We Should Talk is a game about selecting your words carefully. Developed by masters students at NYU Game Center, it is an attempt to change the common transactional depiction of romance in videogames (e.g. Stardew Crossing’s ‘love meter’ mechanic which allows you to woo an NPC by giving them daily gifts). In We Should Talk, you navigate a difficult patch in your relationship with your girlfriend, via text messages. The game uses an innovative “sentence spinner” mechanic to construct your responses out of subparts. For example, when your partner says she has made dinner (noodles) for you and asks when you’re coming home, your response can be constructed from three parts, each with three options:

  1. Don’t worry / sorry / my badScreenshot from We Should Talk
  2. we’ll eat together / we can slurp noods / let’s hang
  3. later / tomorrow / another time

Now obviously this gives you a lot less scope to choose the content of the conversation than your average branching-dialogue, but makes up for it by giving you more scope for subtlety of expression. You can be apologetic and make definite plans to connect later “My bad, we’ll eat together tomorrow.” or you can brush it off with something vague “Don’t worry, let’s hang another time”. Your girlfriend’s reaction depends on how your phrase your response.

This is interesting because it increases the level of sensitivity and conversational skill required of the player.

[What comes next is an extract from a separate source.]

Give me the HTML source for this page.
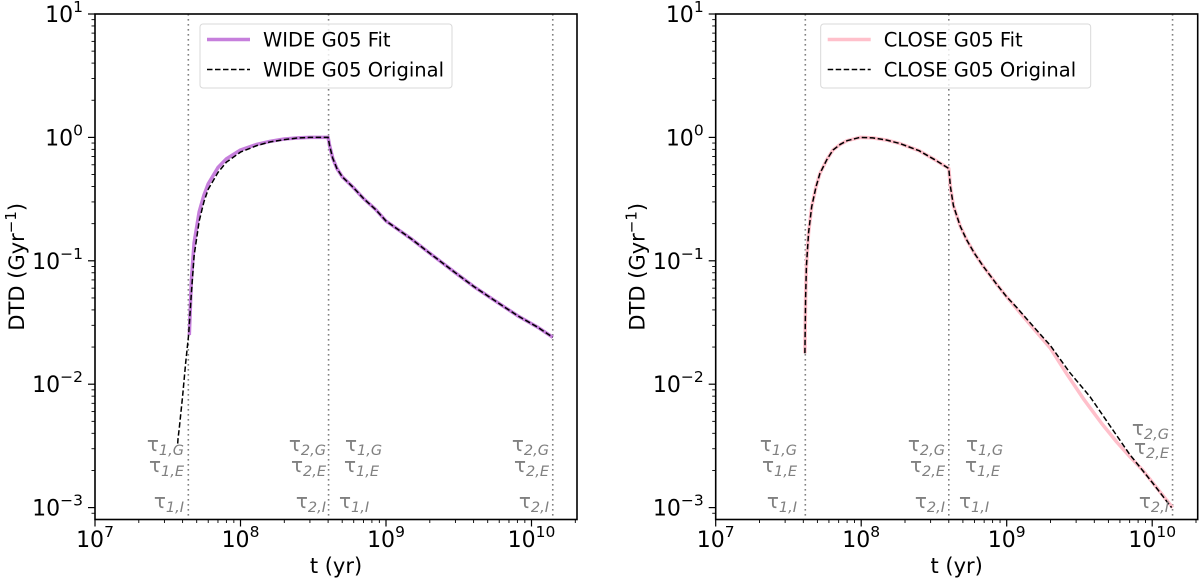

The spinner mechanic offers a much finer granularity of choice, and you need to weigh your words carefully and judge how your partner will respond, skills that normal dialogue trees seldom engage.

From an moral psychology perspective, they fall under the categories of moral action (putting judgement into action) and moral sensitivity (understanding the motivations of others), which games often neglect in favor of moral judgement (deciding what is right and wrong). It is not just a matter of deciding what the best outcome is, you need skill in reading the world and interacting with it in order to achieve that outcome. This expands the scope of how games can engage us ethically, and I am keen to explore the possibilities it offers.